N’était-il pas audacieux d’introduire comme personnage principal de son roman « Le Maitre et Marguerite » le Diable en personne ? Il faut croire que ce roman demeuré inachevé, écrit par Boulgakov de 1928 à 1940, sous le régime de Staline, était particulièrement subversif puisqu’il ne fut publié à titre posthume, en version non censurée qu’en 1967.

 Dans ce roman prodigieux Boulgakov déplace des montagnes, celle des croyances et des mythes qui constituent les limites du genre humain dans sa perception du bien et du mal.

 Le Diable représenté par le Professeur Woland, spécialiste de la magie noire prend un malin plaisir à provoquer l’intelligentsia du monde du spectacle et de la littérature ligotée par la censure comme l’était Boulgakov lui-même.

 Curieux Diable tout de même qui vient à la rescousse de pauvres écrivains internés en asile psychiatrique à cause de leurs propos délirants. Ce Diable ne fait donc plus figure d’ange exterminateur mais d’ange libérateur qui entend offrir la liberté à ceux qui n’y croient plus, faute de pouvoir l’exercer.

 Véritable manifeste de résistance, contre la censure qui mina la carrière de l’écrivain, ce roman constitue en quelque sorte le journal intime de Boulgakov qui sait qu’il ne dispose qu’une seule arme, son imagination pour s’extraire de la torpeur ambiante.

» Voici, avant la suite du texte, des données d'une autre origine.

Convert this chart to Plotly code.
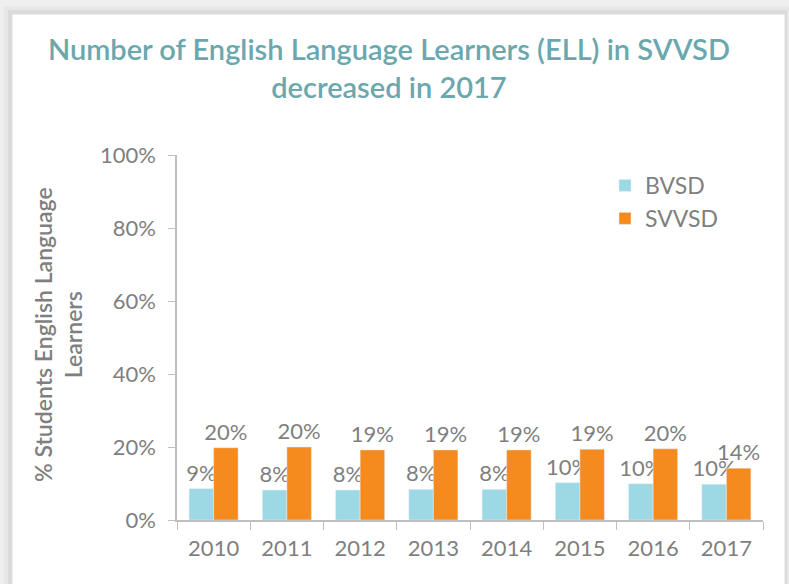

 La fameuse scène où deux intellectuels rencontrent le Professeur Woland alias le diable, dans le parc des Etangs du Patriarche, donne le ton ironique et fantastique qui parcourt toute l’œuvre. C’est à l’occasion d’une discussion entre le professeur Berlioz et le poète Ivan sur l’existence de Jésus que le professeur Woland intervient et déclare en substance à ses interlocuteurs « Comment pouvez-vous croire gouverner le monde, vous qui n’êtes pas capable de connaitre votre avenir » Ce dernier prédit sa mort au professeur Berlioz incrédule. Puis inopinément s’ensuit une scène entre Ponce Pilate et Jésus, sujet du poème d’Ivan…

 Le va et vient constant entre la réalité et la fiction devient le moteur du roman puisque ces deux dimensions forment les deux pôles du tourbillon mental qui submerge les personnages.

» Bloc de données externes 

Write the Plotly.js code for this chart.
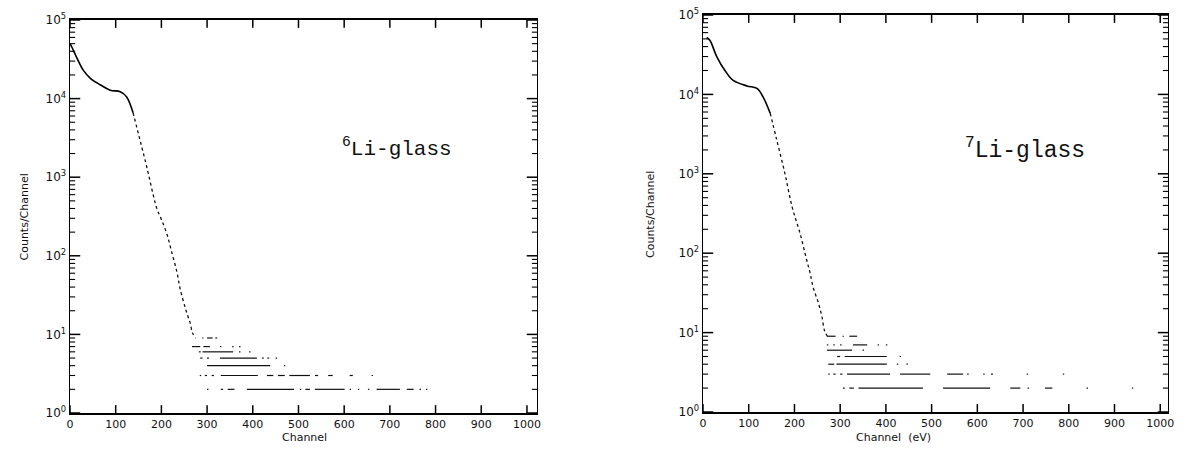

 L’adaptation théâtrale de ce roman profus, d’emblée se situe sur la lisière du rêve, toutes les situations fictives ou réelles, se déroulant sur le même plan, le champ d’exploration de Boulgakov, hanté par un Diable capable d’effacer les frontières entre une réalité qui fige les protagonistes et leurs rêves, les fantasmes qui les habitent.

 Il s’agit donc de créer l’illusion d’une fusion entre la réalité assumée par les personnages qui confine au cauchemar et leurs désirs que seul le diable pourrait réaliser.

 Le Diable devient l’amant idéal qui orchestre l’orgasme onirique de ses victimes consentantes.

 De ce point de vue, l’adaptation théâtrale d’Igor MENDJISKY est réussie. Elle intègre une dimension diabolique dans la mise en scène, avec un écran géant où se projettent les décors tandis que sur la scène dénudée, les personnages jouent leur vie.

Photo Antonia BOZZI

 Sont-ils projetés par le regard d’un Diable, allez savoir ! Le Professeur Woland interprété par Romain COTTARD a un côté  dandy, plutôt cool, il est agaçant mais jamais agressif.

 L’équipe de la Compagnie Les Sans cou, offre une lecture onirique, libertaire du conte, sans débordements d’humeurs. Le cocon du rêve absorbe la cruauté. Il appartient aux spectateurs, livrés à la flamme occulte de ce Professeur Woland, d’apprécier son étonnant message de paix et de liberté.